I know that we both seriously enjoyed it and I’m sure it did us both good too. There’s been talk in the media lately of the value to health and well being of green spaces and spending time in nature, but this is something I’ve known since childhood. Fresh air, sunshine, good food and quality sleep – Mother Nature’s healers.
My first lambs of spring 2016. They were very new and clean, but Mum, understandably, wasn’t keen on me getting too close.
We didn’t do anything particularly energetic, but the spring sunshine felt wonderful after what has felt like a bit of an enforced curfew – just hearing the sounds of the countryside and breeze through your hair on a particularly nice spring day was most rejuvenating.
It makes me long for the long days of May and June when we try and get out as much as we can after work to enjoy those extended evenings – I think that’s perhaps my favourite time of year.
The area we travelled through had a lot of livestock in the fields, including some fabulous long horn cattle, which I wasn’t able to photograph due to the narrow nature of the lane and an impatient 4×4 driver behind us, but there were a lot of heavily pregnant ewes. I finally saw my first lambs of this spring, two youngsters just tucked inside the perimeter wall of their field, so I got out of the car quietly, hoping to snag some photos, but Mum really wasn’t keen and promptly took them away, so all I got was retreating bottoms this time.
Gallery:
I’ve popped the photos from above, plus a couple more into the gallery below, including a couple of new ones from this week. They each have captions to describe them. You can click on any of them and it opens a pop up window and you can scroll through the full set.
It was fabulous to get out to enjoy the spring sunshine after suffering a prolonged and miserable cold.
The colours of the newly opened crocuses in the garden really sing in the spring sunshine.
The vibrancy of the colours in the delicate crocuses in the garden is such a welcome sight each spring.
I saw my first ladybird of 2016 on a gorgeous sunny spring day in early March. Obviously catching some rays to warm and wake up.
We saw a pair of wrens in what looked to be a pretty violent courtship ritual, then one of them (the male I suspect) stopped chasing to belt out a song, presumably saying “don’t mess with my girl”.
The catkins on my corkscrew hazel opened this week with the warm sunshine on them. They’re fascinatingly complex structures when you look at them.
My first lambs of spring 2016. They were very new and clean, but Mum, understandably, wasn’t keen on me getting too close.

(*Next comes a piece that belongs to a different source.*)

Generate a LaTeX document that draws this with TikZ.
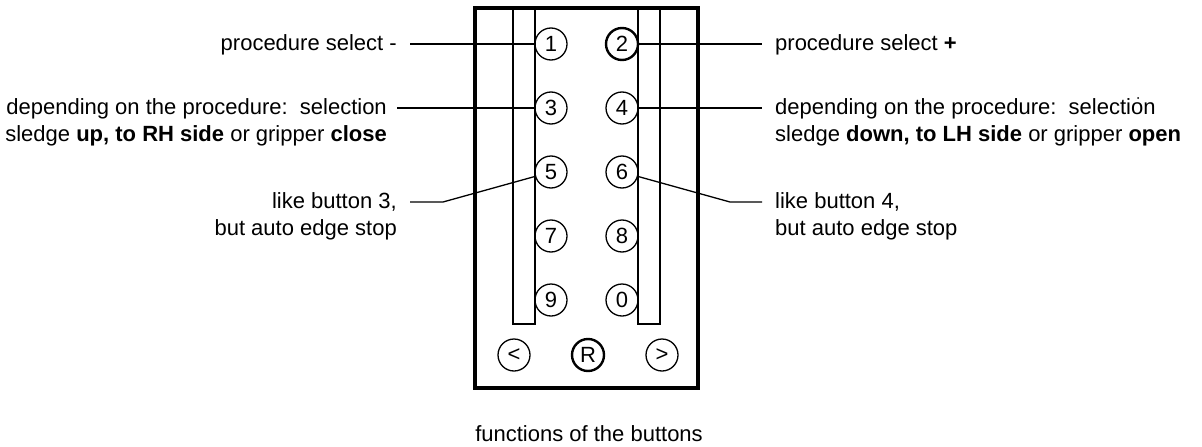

We found a very quiet spot to eat some lunch in the car and just enjoy looking out at the spring sunshine.
My work this week:
Coiled copper teardrop loop earrings.
I have a number of designs that feature either twisted wire or coils of wire and it has been my practice to use a small cordless screwdriver to give me the twisting/coiling action. It needs a power tool that’s capable of a gentle start and slow speed. I’d been using an inexpensive and very small hand unit that worked a treat for this, but it has been in its death throes for some time and I knew it wouldn’t be long for this world, despite giving me long and valued service.
But my father came to the rescue with a more substantial cordless screwdriver that had a failed battery and he adapted to run from the mains instead. It works an absolute treat and the additional size and weigh allows me to use it standing on its big heavy battery base, freeing me from the need to hold it up as well as co-ordinating the trigger finger and guiding the wire etc.
A longer teardrop of coiled copper wire in these antiqued copper earrings.
It has an accurate, well aligned chuck, which is especially valuable when coiling wire and it starts up lovely and gently, making for much easier coiling, less wire wastage and reduces the amount of swear words uttered. I’ve enjoyed using it so much, that I replenished my stock of coiled wire lengths for regular designs and was able to make longer pieces than I have previously, so I put together some new teardrop loop earrings, as shown.